Achieving accuracy and agility; a winning hand for FP&A

Irina Lewis

Director of Product Marketing

Improving accuracy and gaining agility are top priorities for many organizations intent on transforming the way they plan and budget. In hot pursuit of improvement, sometimes we don’t stop to reflect whether these goals conflict or what trade-offs we might have to make. This is a quandary that our partner Deloitte recently explored alongside many others in their research paper “Integrated Business Management – Plan. Budget. Forecast.” What Deloitte found was that for a majority of respondents, the pursuit of accuracy simply meant adding detail. The authors point out that regardless of the technology in use, 80% of organizations surveyed already take eight or more weeks to complete a budget, and adding detail could easily result in the process becoming longer still. To prevent adding time to your process in order to gain detail, Deloitte recommends the following:

  • Apply more discipline to the process. Here the authors suggest identifying appropriate metrics for measuring budget and forecast accuracy, and routinely reporting these metrics to the business in the form of key performance indicators. When organizations adopt such a disciplined approach to accuracy, budget accuracy improves, often reducing variances to 5% or less. The authors also suggest that much of this improvement is directly attributable to the reduction in “sand-bagging” and gaming that occurs whenever budget numbers are used as targets for performance bonuses.
  • Clarify stakeholder responsibilities. Resolving any confusion about who has ultimate responsibility for each part of the plan and using workflow to expedite the submission and approval process helps reduce cycle times. This may seem like a no-brainer, but many organizations take it for granted. Take the time to clarify responsibilities and workflow, and your budget process will reap the benefits.
  • Adopt an integrated modeling-based approach to planning and budgeting. The report suggests two levels of integration. Firstly, unifying operational planning and budgeting into a single process, and secondly, integrating non-financial data about such things as demand and headcount alongside the more traditional financial data held in planning models. This is an aspect of planning and budgeting that both Folia Grace and Richard Barrett have written about recently on our blog.
  • Leverage technology + process. The authors warn readers that although they may gain incremental improvements by implementing technology to automate their planning and budgeting, they are unlikely to make major gains unless they also revamp the process as outlined above. As an important element of integrating planning with budgeting, the authors emphasize the importance of selecting a tool with the capability to model different scenarios and assess the impact that variances in demand, input costs, exchange rates, and other variables have on financial performance. A solution should connect throughout the planning funnel; from pipeline commit, to revenue plan impact, incorporating OPEX impacts that waterfall into the ultimate financial budget and forecast throughout the year.

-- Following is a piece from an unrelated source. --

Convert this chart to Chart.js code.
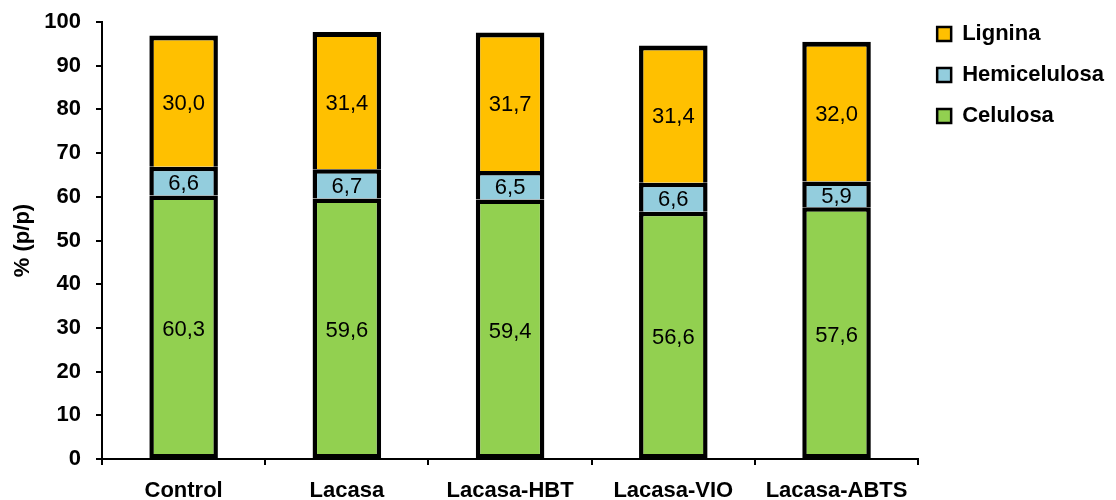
<!DOCTYPE html>
<html>
<head>
<meta charset="utf-8">
<script src="https://cdn.jsdelivr.net/npm/chart.js@4"></script>
<style>
  html, body { margin: 0; padding: 0; background: #fff; }
  #wrap { width: 1116px; height: 500px; }
</style>
</head>
<body>
<div id="wrap"><canvas id="composicionChart"></canvas></div>
<script>
const tratamientos = ['Control', 'Lacasa', 'Lacasa-HBT', 'Lacasa-VIO', 'Lacasa-ABTS'];
const celulosa = [60.3, 59.6, 59.4, 56.6, 57.6];
const hemicelulosa = [6.6, 6.7, 6.5, 6.6, 5.9];
const lignina = [30.0, 31.4, 31.7, 31.4, 32.0];
const yTicks = [0, 10, 20, 30, 40, 50, 60, 70, 80, 90, 100];

const fuente = '"Liberation Sans", Arial, sans-serif';

// etiquetas con el valor dentro de cada segmento (coma decimal)
const valoresEnBarras = {
    id: 'valoresEnBarras',
    afterDatasetsDraw(chart) {
        const ctx = chart.ctx;
        ctx.save();
        ctx.font = '22px ' + fuente;
        ctx.fillStyle = '#000';
        ctx.textAlign = 'center';
        ctx.textBaseline = 'middle';
        chart.data.datasets.forEach((ds, i) => {
            chart.getDatasetMeta(i).data.forEach((bar, j) => {
                const p = bar.getProps(['x', 'y', 'base'], true);
                const texto = ds.data[j].toFixed(1).replace('.', ',');
                ctx.fillText(texto, p.x, (p.y + p.base) / 2 + 3);
            });
        });
        ctx.restore();
    }
};

// el separador entre segmentos lo dibuja solo el borde superior de cada uno
function crearSerie(label, data, color, borde) {
    return {
        label,
        data,
        backgroundColor: color,
        borderColor: '#000',
        borderWidth: borde,
        borderSkipped: false,
        categoryPercentage: 1,
        barPercentage: 0.42
    };
}

window.addEventListener('DOMContentLoaded', () => {
    const ctx = document.getElementById('composicionChart').getContext('2d');
    new Chart(ctx, {
        type: 'bar',
        data: {
            labels: tratamientos,
            datasets: [
                crearSerie('Celulosa', celulosa, '#92D050', { top: 4.5, bottom: 4, left: 4.5, right: 4.5 }),
                crearSerie('Hemicelulosa', hemicelulosa, '#93CDDD', { top: 4.5, bottom: 0, left: 4.5, right: 4.5 }),
                crearSerie('Lignina', lignina, '#FFC000', { top: 5, bottom: 0, left: 4.5, right: 4.5 })
            ]
        },
        options: {
            responsive: true,
            maintainAspectRatio: false,
            animation: false,
            layout: { padding: { top: 4, left: 10, right: 2, bottom: 0 } },
            plugins: {
                tooltip: { enabled: false },
                legend: {
                    position: 'right',
                    align: 'start',
                    reverse: true,
                    labels: {
                        boxWidth: 14,
                        boxHeight: 14,
                        padding: 19,
                        color: '#000',
                        font: { family: fuente, size: 22, weight: 'bold' },
                        generateLabels(chart) {
                            const items = Chart.defaults.plugins.legend.labels.generateLabels(chart);
                            items.forEach(it => { it.lineWidth = 2.5; });
                            return items;
                        }
                    }
                }
            },
            scales: {
                x: {
                    stacked: true,
                    afterFit(axis) {
                        axis.height = 41;
                    },
                    grid: {
                        offset: true,
                        drawOnChartArea: false,
                        color: '#000',
                        lineWidth: 2,
                        tickLength: 6
                    },
                    border: { color: '#000', width: 2 },
                    ticks: {
                        color: '#000',
                        padding: 15,
                        font: { family: fuente, size: 22, weight: 'bold', lineHeight: 1 }
                    }
                },
                y: {
                    stacked: true,
                    min: 0,
                    max: 100,
                    afterBuildTicks(axis) {
                        axis.ticks = yTicks.map(v => ({ value: v }));
                    },
                    afterFit(axis) {
                        axis.width = 92;
                        axis.paddingTop = 22;
                    },
                    grid: {
                        drawOnChartArea: false,
                        color: '#000',
                        lineWidth: 2,
                        tickLength: 6
                    },
                    border: { color: '#000', width: 2 },
                    ticks: {
                        color: '#000',
                        padding: 15,
                        font: { family: fuente, size: 22, weight: 'bold' }
                    },
                    title: {
                        display: true,
                        text: '% (p/p)',
                        color: '#000',
                        padding: { top: 0, bottom: 8 },
                        font: { family: fuente, size: 22, weight: 'bold' }
                    }
                }
            }
        },
        plugins: [valoresEnBarras]
    });
});
</script>
</body>
</html>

While all of Deloitte’s recommendations will help you improve the planning and budgeting process, it is the last two that simultaneously affect accuracy and agility. Being able to crunch large volumes of external and internal data in a modeling environment that eliminates manual spreadsheet links and errors will undoubtedly drive accuracy. Being able to do it fast, with all the key citizen planners participating at the appropriate time, gives organizations the agility they seek too. This winning combination of accuracy combined with agility is something that many of our customers, including Aviva, Hewlett Packard and McAfee, have experienced with their implementations. As the Deloitte authors point out, the reason for adopting new planning technology is no longer just about reducing headcount and process costs. Today, it is about far more important issues, such as being able to sense and respond to change in a timely and appropriate manner.